Bruno's cosmology is marked by infinitude, homogeneity, and isotropy, with planetary systems distributed evenly throughout. Matter follows an active animistic principle: it is intelligent and discontinuous in structure, made up of discrete atoms. This animism (and a corresponding disdain for mathematics as a means to understanding) is the most dramatic respect in which Bruno's cosmology differs from a modern scientific understanding of the universe.

During the later 16th century, and throughout the 17th century, Bruno's ideas were held up for ridicule, debate, or inspiration. Margaret Cavendish, for example, wrote an entire series of poems against "atoms" and "infinite worlds" in Poems and Fancies in 1664. Bruno's true, if partial, rehabilitation would have to wait for the implications of Newtonian cosmology.
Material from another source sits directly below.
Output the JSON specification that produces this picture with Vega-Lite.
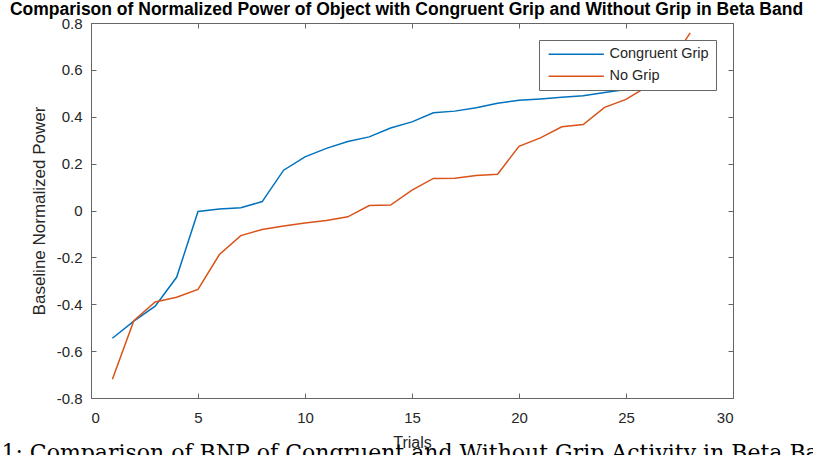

Bruno's overall contribution to the birth of modern science is still controversial. Some scholars follow Frances Yates stressing the importance of Bruno's ideas about the universe being infinite and lacking geocentric structure as a crucial crosspoint between the old and the new. Others disagree. Others yet see in Bruno's idea of multiple worlds instantiating the infinite possibilities of a pristine, indivisible One a forerunner of Everett's many - worlds interpretation of quantum mechanics.

Retrospective 'scientific' iconography of Bruno shows him with a Dominican cowl but not tonsured. Edward Gosselin has suggested that it is likely Bruno kept his tonsure at least until 1579, and it is possible that he wore it again thereafter. When Bruno was imprisoned by the Venetian inquisition in May of 1592 records describe him as a man "of average height, with a hazel colored beard and the appearance of being about forty years of age."

Otherwise, there is a passage in a work by George Abbot suggesting that Bruno was short, "When that Italian Didapper, who intituled himselfe Philotheus Iordanus Brunus Nolanus, magis elaborata Theologia Doctor, &c with a name longer than his body...".

In addition to mentioning his name is "longer than his body" Abbot uses the derisive term "didaper" which in period meant "a small diving waterfowl". Neither of these descriptions offers enough material upon which to base a portrait, and no period portrait is known to exist. The supposed "portraits" of Bruno often seen derive from two sources, the earlier of which is clearly the inspiration for the later. The more recent of the two dates from 1824, and appeared in a book discussing heroes of modern scientific thought. The oldest is an engraving published in 1715. According to Salvestrini the earlier of the two is "the only known portrait of Bruno". He suggests it might be a re-engraving made from a lost print. Its authenticity is doubtful.